Objective → Read the material below. Count the lines containing "this" and give that count alone.

Exercise input →
-.-.-

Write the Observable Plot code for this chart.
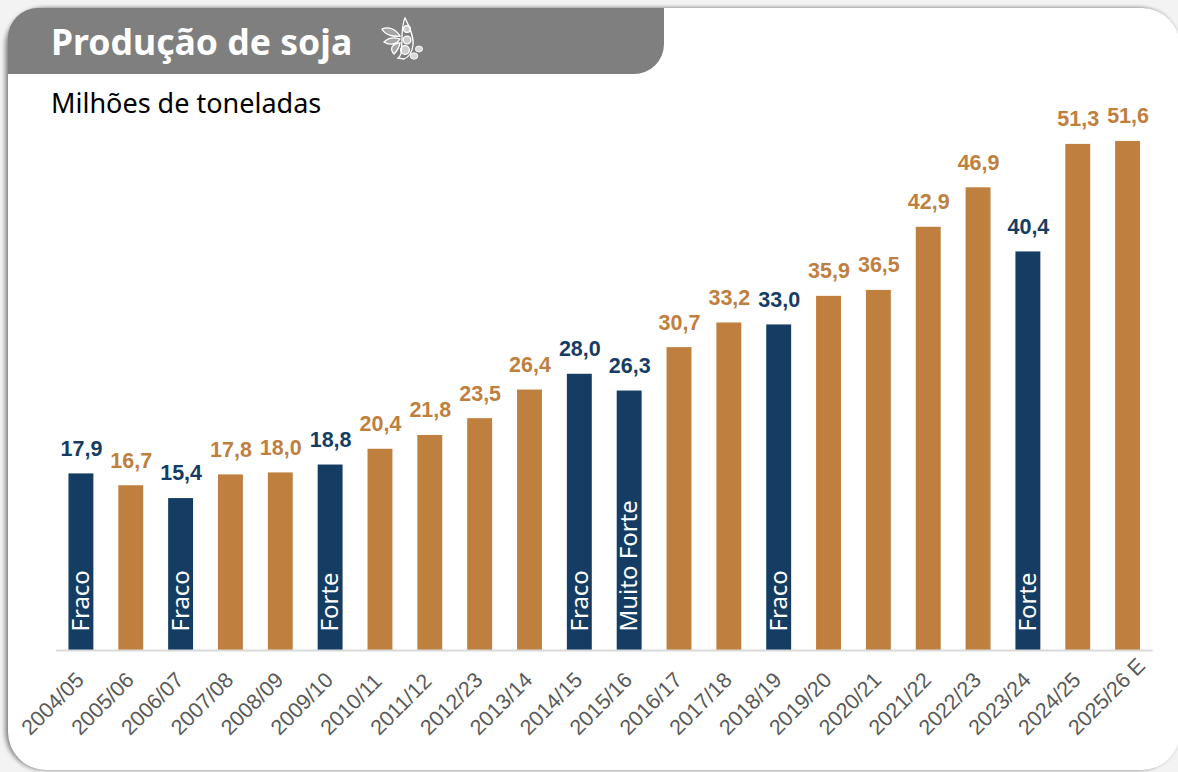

-.-.-

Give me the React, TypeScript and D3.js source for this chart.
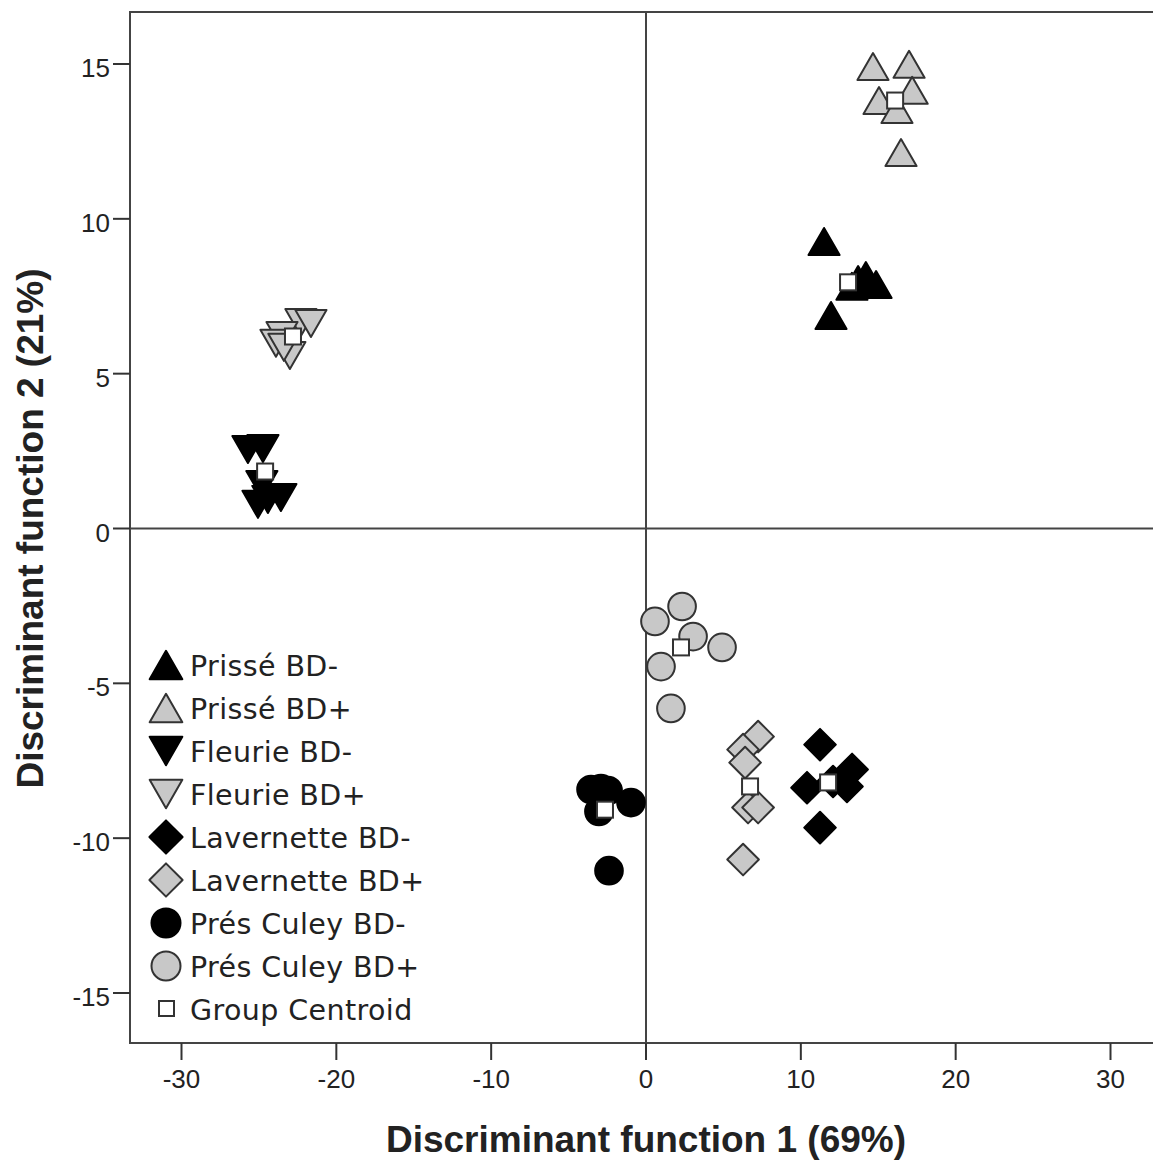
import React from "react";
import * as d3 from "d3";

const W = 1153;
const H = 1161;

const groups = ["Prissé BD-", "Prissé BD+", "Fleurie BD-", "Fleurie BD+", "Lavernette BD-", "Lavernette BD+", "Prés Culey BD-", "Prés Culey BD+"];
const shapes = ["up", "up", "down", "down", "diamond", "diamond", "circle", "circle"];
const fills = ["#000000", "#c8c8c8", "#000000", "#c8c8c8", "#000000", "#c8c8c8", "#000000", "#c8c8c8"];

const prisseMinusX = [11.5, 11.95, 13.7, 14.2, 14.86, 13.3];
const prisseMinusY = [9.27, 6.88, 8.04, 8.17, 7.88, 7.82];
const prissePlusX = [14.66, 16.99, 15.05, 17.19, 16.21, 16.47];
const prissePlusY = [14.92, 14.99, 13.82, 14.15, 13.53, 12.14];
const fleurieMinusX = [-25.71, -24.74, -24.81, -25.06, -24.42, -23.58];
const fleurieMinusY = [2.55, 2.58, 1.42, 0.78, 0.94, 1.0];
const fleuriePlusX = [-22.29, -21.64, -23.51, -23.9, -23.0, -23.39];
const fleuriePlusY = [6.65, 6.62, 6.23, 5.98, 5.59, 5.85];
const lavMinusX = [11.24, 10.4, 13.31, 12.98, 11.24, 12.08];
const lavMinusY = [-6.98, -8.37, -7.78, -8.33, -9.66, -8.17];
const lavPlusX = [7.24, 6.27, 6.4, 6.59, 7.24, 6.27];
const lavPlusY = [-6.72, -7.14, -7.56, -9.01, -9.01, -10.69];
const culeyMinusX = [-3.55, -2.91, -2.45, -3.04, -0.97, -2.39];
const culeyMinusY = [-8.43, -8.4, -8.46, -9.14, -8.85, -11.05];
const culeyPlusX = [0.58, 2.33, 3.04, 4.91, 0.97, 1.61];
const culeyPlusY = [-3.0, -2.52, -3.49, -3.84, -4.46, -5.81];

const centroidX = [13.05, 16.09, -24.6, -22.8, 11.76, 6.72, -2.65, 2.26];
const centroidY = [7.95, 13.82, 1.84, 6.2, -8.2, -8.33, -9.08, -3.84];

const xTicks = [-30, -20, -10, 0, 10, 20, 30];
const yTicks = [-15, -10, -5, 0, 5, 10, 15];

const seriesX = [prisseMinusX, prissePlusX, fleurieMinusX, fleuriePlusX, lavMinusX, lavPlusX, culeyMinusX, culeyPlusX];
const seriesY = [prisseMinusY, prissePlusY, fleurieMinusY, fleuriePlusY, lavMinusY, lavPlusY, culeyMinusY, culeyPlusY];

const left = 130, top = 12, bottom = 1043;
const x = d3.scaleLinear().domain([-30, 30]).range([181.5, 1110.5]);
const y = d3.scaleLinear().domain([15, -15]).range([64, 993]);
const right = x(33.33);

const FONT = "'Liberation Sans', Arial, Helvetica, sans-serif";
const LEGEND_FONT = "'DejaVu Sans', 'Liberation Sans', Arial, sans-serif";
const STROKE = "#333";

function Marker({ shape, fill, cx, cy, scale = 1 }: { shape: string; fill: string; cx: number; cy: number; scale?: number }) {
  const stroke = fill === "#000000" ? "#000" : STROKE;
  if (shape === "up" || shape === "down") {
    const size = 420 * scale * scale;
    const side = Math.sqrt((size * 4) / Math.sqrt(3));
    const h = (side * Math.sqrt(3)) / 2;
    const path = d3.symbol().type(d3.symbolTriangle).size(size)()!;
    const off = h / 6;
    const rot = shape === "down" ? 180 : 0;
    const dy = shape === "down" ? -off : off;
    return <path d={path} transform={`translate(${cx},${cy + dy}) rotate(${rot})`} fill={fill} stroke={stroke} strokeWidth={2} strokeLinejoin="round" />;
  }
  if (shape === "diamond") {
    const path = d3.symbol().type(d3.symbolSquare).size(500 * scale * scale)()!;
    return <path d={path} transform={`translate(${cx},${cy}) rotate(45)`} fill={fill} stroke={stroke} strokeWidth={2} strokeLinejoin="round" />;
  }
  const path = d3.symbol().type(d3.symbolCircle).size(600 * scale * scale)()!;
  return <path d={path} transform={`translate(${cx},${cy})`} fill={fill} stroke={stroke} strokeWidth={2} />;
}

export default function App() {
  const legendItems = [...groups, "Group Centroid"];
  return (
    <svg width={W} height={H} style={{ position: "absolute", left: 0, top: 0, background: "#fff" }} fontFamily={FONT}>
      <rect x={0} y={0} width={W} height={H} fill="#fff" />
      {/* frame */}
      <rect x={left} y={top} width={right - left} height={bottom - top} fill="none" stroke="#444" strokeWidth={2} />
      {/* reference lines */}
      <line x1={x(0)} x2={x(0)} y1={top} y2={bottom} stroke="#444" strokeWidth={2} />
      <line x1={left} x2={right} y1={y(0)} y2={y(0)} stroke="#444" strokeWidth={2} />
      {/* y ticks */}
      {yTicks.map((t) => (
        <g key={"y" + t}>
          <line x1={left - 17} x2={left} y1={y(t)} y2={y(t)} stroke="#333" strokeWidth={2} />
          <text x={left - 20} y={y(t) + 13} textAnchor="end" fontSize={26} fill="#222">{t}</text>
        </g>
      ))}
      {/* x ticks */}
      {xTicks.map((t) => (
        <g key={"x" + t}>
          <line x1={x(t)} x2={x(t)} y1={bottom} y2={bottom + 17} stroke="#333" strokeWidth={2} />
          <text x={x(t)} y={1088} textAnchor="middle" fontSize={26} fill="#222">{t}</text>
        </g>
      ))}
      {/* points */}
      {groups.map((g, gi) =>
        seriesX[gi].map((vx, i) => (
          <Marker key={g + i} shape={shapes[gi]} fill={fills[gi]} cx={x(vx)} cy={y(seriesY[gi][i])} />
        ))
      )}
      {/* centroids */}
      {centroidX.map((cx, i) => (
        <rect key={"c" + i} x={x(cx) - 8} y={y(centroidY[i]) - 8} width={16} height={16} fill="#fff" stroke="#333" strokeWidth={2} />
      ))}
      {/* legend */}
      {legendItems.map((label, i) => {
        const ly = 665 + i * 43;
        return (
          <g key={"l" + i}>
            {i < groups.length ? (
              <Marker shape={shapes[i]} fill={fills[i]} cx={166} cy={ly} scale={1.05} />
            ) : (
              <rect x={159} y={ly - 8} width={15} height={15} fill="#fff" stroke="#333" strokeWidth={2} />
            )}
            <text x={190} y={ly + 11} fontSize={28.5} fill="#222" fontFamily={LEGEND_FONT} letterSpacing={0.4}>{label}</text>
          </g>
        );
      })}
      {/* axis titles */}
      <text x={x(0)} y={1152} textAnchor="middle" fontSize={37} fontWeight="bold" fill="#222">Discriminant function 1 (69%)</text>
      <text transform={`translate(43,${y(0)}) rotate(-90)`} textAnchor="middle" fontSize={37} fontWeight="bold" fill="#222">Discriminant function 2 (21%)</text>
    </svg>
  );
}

-.-.-

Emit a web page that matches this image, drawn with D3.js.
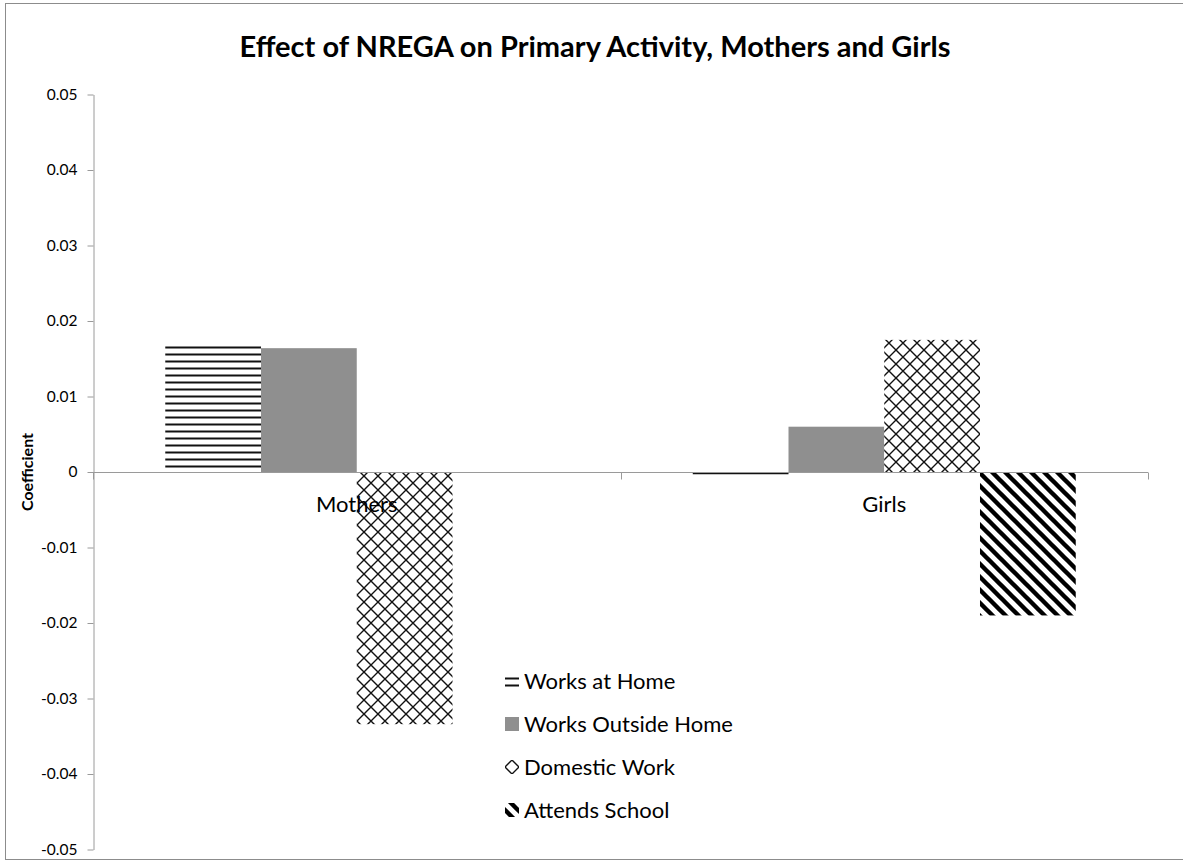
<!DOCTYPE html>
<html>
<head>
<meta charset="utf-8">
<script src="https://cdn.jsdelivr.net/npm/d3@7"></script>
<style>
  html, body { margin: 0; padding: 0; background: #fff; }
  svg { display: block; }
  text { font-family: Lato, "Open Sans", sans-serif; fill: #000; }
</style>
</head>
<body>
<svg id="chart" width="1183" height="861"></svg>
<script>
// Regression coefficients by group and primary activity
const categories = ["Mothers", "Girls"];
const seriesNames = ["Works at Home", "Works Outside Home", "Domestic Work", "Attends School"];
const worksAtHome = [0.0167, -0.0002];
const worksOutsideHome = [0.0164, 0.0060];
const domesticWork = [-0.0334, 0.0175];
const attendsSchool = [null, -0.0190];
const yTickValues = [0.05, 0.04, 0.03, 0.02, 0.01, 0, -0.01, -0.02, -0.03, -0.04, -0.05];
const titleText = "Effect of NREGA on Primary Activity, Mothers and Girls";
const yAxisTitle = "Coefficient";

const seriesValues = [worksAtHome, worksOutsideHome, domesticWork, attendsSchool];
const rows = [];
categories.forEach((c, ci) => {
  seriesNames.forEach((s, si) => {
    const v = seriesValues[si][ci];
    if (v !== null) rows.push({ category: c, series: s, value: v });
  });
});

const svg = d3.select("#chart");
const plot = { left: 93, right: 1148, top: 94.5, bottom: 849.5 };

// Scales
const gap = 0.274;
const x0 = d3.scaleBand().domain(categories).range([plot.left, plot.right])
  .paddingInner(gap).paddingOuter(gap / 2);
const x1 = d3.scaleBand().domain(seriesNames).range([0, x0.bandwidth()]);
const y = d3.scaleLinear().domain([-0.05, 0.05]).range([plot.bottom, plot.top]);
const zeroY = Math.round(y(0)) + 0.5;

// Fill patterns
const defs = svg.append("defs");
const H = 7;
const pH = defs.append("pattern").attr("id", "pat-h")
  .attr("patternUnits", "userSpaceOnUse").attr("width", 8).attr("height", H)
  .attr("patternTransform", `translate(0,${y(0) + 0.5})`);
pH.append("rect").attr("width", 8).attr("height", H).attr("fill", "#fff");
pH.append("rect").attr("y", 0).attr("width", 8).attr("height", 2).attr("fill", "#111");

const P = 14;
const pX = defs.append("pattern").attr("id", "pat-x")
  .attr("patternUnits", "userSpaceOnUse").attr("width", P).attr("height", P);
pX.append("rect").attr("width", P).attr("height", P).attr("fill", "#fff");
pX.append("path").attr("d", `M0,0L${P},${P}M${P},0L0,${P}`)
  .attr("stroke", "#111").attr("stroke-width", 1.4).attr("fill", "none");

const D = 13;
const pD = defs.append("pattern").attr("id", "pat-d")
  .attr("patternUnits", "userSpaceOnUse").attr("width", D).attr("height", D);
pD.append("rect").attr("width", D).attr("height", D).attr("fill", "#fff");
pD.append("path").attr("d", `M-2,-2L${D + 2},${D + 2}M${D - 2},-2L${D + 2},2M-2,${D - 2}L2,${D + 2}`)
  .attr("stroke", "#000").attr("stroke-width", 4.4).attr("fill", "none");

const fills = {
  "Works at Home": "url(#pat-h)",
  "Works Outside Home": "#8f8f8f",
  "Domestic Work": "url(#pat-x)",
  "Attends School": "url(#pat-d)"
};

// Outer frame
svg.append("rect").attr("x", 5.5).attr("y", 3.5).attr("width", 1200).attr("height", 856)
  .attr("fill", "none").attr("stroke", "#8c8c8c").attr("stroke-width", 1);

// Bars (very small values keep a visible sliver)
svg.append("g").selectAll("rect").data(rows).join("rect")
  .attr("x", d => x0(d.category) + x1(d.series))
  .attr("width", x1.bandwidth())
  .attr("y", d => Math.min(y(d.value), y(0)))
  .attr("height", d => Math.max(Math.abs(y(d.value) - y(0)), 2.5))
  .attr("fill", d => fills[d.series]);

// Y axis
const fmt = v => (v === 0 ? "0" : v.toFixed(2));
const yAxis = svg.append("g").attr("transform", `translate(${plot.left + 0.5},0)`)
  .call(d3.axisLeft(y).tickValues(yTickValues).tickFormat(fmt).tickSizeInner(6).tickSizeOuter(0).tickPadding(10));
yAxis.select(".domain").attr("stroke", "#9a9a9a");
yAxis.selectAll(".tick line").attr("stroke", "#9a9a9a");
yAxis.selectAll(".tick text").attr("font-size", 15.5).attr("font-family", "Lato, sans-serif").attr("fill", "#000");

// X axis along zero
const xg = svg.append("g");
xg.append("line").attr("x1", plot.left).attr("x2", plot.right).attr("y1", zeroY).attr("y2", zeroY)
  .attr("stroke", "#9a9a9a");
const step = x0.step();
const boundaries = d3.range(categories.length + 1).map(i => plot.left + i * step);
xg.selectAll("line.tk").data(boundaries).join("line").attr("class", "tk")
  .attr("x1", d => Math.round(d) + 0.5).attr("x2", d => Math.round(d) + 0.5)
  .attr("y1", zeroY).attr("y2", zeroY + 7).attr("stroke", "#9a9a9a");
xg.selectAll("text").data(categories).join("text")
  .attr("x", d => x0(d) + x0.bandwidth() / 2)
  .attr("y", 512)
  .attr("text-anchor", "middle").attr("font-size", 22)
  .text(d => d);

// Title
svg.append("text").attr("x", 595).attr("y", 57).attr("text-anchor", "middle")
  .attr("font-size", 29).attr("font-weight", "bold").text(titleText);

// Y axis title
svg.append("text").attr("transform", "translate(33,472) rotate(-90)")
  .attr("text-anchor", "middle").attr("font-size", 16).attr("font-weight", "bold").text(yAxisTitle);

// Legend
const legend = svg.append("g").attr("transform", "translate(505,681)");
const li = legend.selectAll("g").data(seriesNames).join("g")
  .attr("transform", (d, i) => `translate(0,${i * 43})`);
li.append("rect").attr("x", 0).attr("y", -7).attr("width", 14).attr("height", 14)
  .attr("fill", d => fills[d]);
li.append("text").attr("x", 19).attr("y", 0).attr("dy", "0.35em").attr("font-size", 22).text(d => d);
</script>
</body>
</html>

-.-.-

Task solution → 3